HEART health advocate Vicki Wade has been awarded the Australian Healthcare and Hospitals Association's 2019 Sidney Sax Medal.
The medal is awarded to an individual who has made an outstanding contribution to the development and improvement of the Australian healthcare system in the field of health services policy, organisation, delivery and research.
Vicki, a Noongar woman from a family of healers in rural south-western Perth, said nursing was in her blood.
"I have always felt a cultural obligation to continue the healing path of strong Noongar women," Vicki said. "I always say my Nan Lily was a paediatrician, gynaecologist and obstetrician, all without any formal education."

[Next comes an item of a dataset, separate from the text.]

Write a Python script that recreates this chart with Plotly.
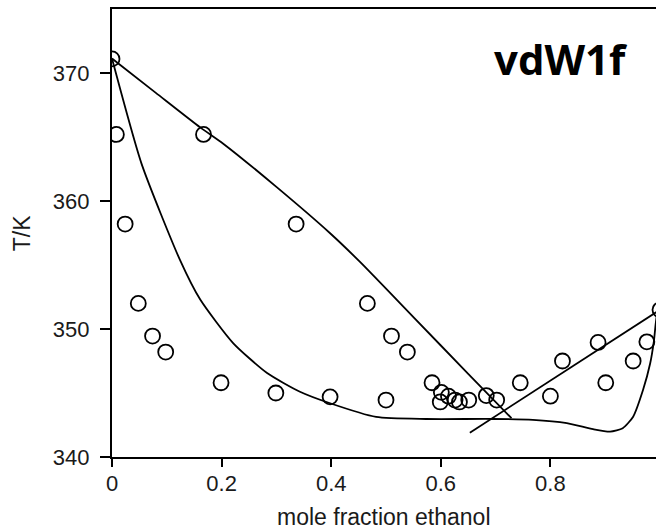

Vicki's mum Joan was one of the first Aboriginal women in the area to become an enrolled nurse.
Vicki herself began training to be a registered nurse in 1976, before becoming a specialist cardiac nurse.
She became an advocate for improving Aboriginal health, having witnessed Aboriginal women "dying far too young from heart disease".
Vicki said winning the award was a shock.
"It is great to get the recognition. I only wish Mum was here to see it, she would have been so proud.
"I remember when I became a nurse educator and was moved into an office, Mum rang everyone up and told them, 'Vicki's got an office'."
Vicki is senior cultural advisor with Rheumatic Heart Disease Australia, which is based at Darwin's Menzies School of Health Research.
For many years she was leader of the National Aboriginal Health Unit at the National Heart Foundation and played a key role in the Lighthouse Hospital Project.
This recently concluded eight-year project drove changes in hospitals across Australia to achieve better care and outcomes for Indigenous people with coronary heart disease.
"Having worked in mainstream medicine has helped me advocate for Aboriginal people," Vicki said.
"There is still a long way to go to improve health outcomes of Aboriginal people.
"There is hope that will change by involving Aboriginal people in decisions around their health and in them being respected as equal partners at the table."